> [Data shown]:
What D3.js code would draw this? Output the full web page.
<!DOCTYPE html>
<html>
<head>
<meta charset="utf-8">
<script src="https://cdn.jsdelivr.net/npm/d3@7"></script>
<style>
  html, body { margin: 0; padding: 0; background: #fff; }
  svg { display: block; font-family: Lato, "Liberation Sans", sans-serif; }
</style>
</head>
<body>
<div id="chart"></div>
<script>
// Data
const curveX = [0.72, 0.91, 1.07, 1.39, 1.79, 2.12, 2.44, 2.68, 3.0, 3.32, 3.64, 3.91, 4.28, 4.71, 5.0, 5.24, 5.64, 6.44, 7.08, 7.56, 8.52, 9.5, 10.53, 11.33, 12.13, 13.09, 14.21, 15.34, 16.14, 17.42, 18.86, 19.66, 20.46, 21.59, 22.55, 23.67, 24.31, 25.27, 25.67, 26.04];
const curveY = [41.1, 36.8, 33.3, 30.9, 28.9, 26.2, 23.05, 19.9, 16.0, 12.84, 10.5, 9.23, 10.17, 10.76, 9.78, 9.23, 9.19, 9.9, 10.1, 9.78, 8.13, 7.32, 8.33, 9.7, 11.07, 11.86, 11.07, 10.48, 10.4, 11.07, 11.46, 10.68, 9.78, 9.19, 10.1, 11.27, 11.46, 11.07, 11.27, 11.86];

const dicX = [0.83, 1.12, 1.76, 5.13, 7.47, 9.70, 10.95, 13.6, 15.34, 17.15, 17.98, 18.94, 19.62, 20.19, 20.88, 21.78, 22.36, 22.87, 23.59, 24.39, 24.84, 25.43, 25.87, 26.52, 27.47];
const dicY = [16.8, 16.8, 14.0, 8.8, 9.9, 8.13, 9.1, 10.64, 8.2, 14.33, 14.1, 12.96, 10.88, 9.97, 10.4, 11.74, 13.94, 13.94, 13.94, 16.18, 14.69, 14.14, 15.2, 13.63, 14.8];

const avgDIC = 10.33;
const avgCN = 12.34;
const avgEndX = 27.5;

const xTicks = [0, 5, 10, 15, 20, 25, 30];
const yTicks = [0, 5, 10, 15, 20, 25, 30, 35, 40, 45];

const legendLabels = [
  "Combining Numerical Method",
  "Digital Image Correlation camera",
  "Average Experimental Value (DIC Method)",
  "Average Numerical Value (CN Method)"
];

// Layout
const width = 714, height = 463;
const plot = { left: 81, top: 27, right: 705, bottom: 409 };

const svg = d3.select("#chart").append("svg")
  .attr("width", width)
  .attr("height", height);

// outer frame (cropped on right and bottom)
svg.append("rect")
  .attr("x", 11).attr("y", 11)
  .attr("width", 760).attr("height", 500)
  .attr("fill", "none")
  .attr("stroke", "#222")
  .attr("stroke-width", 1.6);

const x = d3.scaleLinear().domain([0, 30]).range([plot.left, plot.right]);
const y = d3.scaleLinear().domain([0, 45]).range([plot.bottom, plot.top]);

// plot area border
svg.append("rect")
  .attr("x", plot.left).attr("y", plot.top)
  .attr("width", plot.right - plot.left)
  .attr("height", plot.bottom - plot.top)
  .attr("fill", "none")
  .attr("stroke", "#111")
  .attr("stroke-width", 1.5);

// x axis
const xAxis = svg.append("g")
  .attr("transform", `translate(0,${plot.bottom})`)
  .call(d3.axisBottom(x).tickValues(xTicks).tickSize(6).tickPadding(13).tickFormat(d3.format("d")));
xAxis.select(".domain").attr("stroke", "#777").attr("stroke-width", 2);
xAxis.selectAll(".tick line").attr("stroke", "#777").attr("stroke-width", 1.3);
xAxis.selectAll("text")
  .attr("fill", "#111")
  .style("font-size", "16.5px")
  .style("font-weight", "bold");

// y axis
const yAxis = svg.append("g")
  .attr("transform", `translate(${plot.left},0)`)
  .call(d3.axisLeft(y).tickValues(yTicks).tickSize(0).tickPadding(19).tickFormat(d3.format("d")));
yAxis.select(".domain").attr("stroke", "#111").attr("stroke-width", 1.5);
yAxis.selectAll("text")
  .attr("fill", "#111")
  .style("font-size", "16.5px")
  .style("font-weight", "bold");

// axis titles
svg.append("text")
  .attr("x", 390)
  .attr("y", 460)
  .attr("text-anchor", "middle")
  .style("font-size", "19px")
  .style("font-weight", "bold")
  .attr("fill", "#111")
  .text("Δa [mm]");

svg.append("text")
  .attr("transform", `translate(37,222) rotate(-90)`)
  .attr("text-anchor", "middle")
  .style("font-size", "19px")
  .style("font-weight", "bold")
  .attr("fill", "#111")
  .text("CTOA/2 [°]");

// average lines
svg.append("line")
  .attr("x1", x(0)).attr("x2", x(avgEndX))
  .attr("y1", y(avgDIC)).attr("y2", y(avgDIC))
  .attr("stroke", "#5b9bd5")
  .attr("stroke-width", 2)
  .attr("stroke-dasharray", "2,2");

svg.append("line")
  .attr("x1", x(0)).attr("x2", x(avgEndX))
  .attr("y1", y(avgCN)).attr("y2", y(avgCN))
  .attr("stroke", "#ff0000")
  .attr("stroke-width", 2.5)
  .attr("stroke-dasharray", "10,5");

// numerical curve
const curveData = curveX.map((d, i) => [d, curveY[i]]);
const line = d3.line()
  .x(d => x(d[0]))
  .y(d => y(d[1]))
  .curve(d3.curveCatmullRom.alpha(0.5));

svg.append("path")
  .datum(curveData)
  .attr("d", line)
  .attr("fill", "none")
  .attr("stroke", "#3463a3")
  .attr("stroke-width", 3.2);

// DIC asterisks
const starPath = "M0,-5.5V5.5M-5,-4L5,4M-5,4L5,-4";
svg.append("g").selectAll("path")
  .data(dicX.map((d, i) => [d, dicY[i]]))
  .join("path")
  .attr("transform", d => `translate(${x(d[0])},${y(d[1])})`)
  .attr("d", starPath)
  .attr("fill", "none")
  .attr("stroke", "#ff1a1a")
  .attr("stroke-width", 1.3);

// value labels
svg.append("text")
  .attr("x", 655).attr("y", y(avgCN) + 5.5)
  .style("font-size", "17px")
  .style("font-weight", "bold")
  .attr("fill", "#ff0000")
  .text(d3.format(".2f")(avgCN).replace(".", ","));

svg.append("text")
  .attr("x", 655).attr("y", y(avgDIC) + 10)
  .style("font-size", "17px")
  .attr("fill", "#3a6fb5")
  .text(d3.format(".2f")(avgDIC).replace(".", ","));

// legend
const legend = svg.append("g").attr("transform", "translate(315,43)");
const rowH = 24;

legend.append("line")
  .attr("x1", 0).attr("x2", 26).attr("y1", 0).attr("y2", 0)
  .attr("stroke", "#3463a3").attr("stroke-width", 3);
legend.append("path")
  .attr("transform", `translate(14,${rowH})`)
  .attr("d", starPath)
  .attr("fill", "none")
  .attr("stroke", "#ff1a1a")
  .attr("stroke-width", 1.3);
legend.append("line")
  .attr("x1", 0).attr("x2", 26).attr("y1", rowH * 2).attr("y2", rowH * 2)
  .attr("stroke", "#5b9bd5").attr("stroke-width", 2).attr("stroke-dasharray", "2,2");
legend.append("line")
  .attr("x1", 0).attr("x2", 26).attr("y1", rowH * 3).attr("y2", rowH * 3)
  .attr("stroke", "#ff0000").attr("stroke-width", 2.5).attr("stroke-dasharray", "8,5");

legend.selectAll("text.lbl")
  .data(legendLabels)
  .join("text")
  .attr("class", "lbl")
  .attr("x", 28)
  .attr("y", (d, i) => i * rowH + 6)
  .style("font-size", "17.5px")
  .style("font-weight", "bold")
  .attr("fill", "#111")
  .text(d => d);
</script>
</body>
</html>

* * *

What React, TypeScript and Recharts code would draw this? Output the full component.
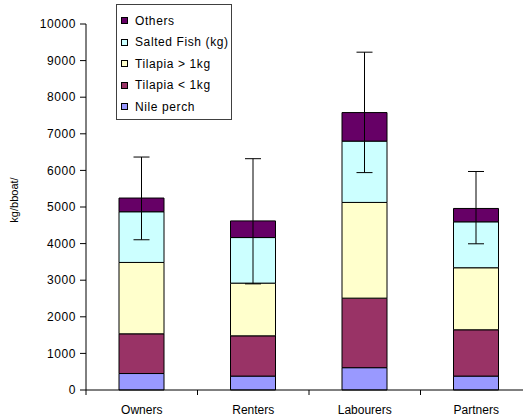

> [Requirement]: Return verbatim the lines that run from the line containing "What D3.js code" through the line containing "11.07, 11.27, 11.86];", inclusive.

> [Exercise answer]:
What D3.js code would draw this? Output the full web page.
<!DOCTYPE html>
<html>
<head>
<meta charset="utf-8">
<script src="https://cdn.jsdelivr.net/npm/d3@7"></script>
<style>
  html, body { margin: 0; padding: 0; background: #fff; }
  svg { display: block; font-family: Lato, "Liberation Sans", sans-serif; }
</style>
</head>
<body>
<div id="chart"></div>
<script>
// Data
const curveX = [0.72, 0.91, 1.07, 1.39, 1.79, 2.12, 2.44, 2.68, 3.0, 3.32, 3.64, 3.91, 4.28, 4.71, 5.0, 5.24, 5.64, 6.44, 7.08, 7.56, 8.52, 9.5, 10.53, 11.33, 12.13, 13.09, 14.21, 15.34, 16.14, 17.42, 18.86, 19.66, 20.46, 21.59, 22.55, 23.67, 24.31, 25.27, 25.67, 26.04];
const curveY = [41.1, 36.8, 33.3, 30.9, 28.9, 26.2, 23.05, 19.9, 16.0, 12.84, 10.5, 9.23, 10.17, 10.76, 9.78, 9.23, 9.19, 9.9, 10.1, 9.78, 8.13, 7.32, 8.33, 9.7, 11.07, 11.86, 11.07, 10.48, 10.4, 11.07, 11.46, 10.68, 9.78, 9.19, 10.1, 11.27, 11.46, 11.07, 11.27, 11.86];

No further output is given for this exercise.